Restate the whole listing word for word. Pictures are left out.

begin MATERIAL PROVIDED

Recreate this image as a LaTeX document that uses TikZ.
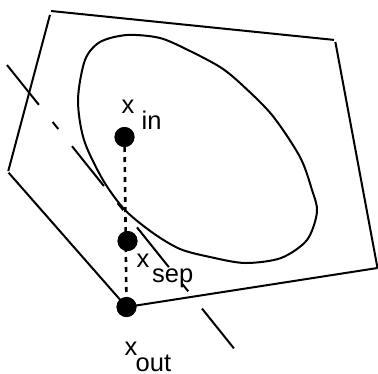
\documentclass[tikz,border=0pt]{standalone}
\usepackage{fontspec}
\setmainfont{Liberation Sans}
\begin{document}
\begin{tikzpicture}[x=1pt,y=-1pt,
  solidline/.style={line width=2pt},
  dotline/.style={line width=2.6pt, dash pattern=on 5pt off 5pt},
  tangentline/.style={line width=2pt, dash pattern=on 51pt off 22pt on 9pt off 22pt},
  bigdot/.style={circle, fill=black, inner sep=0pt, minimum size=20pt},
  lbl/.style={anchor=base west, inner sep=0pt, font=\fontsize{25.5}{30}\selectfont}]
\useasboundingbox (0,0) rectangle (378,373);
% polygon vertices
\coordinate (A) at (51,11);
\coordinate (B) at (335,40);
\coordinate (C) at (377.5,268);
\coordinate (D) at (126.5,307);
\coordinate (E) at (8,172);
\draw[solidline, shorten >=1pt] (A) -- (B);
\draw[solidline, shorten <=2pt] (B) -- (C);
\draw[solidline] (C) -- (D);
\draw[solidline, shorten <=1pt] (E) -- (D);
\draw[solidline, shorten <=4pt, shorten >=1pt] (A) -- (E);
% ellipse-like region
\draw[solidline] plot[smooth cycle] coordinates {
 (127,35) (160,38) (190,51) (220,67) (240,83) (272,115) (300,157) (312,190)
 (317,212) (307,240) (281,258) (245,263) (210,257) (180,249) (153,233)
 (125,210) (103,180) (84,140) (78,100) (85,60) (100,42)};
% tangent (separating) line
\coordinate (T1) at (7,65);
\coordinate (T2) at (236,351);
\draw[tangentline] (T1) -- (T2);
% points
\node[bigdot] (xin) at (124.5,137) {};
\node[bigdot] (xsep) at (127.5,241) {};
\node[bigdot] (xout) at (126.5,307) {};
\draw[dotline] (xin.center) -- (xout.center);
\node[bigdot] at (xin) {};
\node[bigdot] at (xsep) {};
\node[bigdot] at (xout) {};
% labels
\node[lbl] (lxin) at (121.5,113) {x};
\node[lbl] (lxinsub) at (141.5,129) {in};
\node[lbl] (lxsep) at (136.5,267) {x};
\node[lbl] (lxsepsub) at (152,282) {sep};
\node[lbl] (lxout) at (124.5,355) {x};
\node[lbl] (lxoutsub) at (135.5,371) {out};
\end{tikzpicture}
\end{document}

end MATERIAL PROVIDED

▶ ANSWER TO THE PROBLEM:
Recreate this image as a LaTeX document that uses TikZ.
\documentclass[tikz,border=0pt]{standalone}
\usepackage{fontspec}
\setmainfont{Liberation Sans}
\begin{document}
\begin{tikzpicture}[x=1pt,y=-1pt,
  solidline/.style={line width=2pt},
  dotline/.style={line width=2.6pt, dash pattern=on 5pt off 5pt},
  tangentline/.style={line width=2pt, dash pattern=on 51pt off 22pt on 9pt off 22pt},
  bigdot/.style={circle, fill=black, inner sep=0pt, minimum size=20pt},
  lbl/.style={anchor=base west, inner sep=0pt, font=\fontsize{25.5}{30}\selectfont}]
\useasboundingbox (0,0) rectangle (378,373);
% polygon vertices
\coordinate (A) at (51,11);
\coordinate (B) at (335,40);
\coordinate (C) at (377.5,268);
\coordinate (D) at (126.5,307);
\coordinate (E) at (8,172);
\draw[solidline, shorten >=1pt] (A) -- (B);
\draw[solidline, shorten <=2pt] (B) -- (C);
\draw[solidline] (C) -- (D);
\draw[solidline, shorten <=1pt] (E) -- (D);
\draw[solidline, shorten <=4pt, shorten >=1pt] (A) -- (E);
% ellipse-like region
\draw[solidline] plot[smooth cycle] coordinates {
 (127,35) (160,38) (190,51) (220,67) (240,83) (272,115) (300,157) (312,190)
 (317,212) (307,240) (281,258) (245,263) (210,257) (180,249) (153,233)
 (125,210) (103,180) (84,140) (78,100) (85,60) (100,42)};
% tangent (separating) line
\coordinate (T1) at (7,65);
\coordinate (T2) at (236,351);
\draw[tangentline] (T1) -- (T2);
% points
\node[bigdot] (xin) at (124.5,137) {};
\node[bigdot] (xsep) at (127.5,241) {};
\node[bigdot] (xout) at (126.5,307) {};
\draw[dotline] (xin.center) -- (xout.center);
\node[bigdot] at (xin) {};
\node[bigdot] at (xsep) {};
\node[bigdot] at (xout) {};
% labels
\node[lbl] (lxin) at (121.5,113) {x};
\node[lbl] (lxinsub) at (141.5,129) {in};
\node[lbl] (lxsep) at (136.5,267) {x};
\node[lbl] (lxsepsub) at (152,282) {sep};
\node[lbl] (lxout) at (124.5,355) {x};
\node[lbl] (lxoutsub) at (135.5,371) {out};
\end{tikzpicture}
\end{document}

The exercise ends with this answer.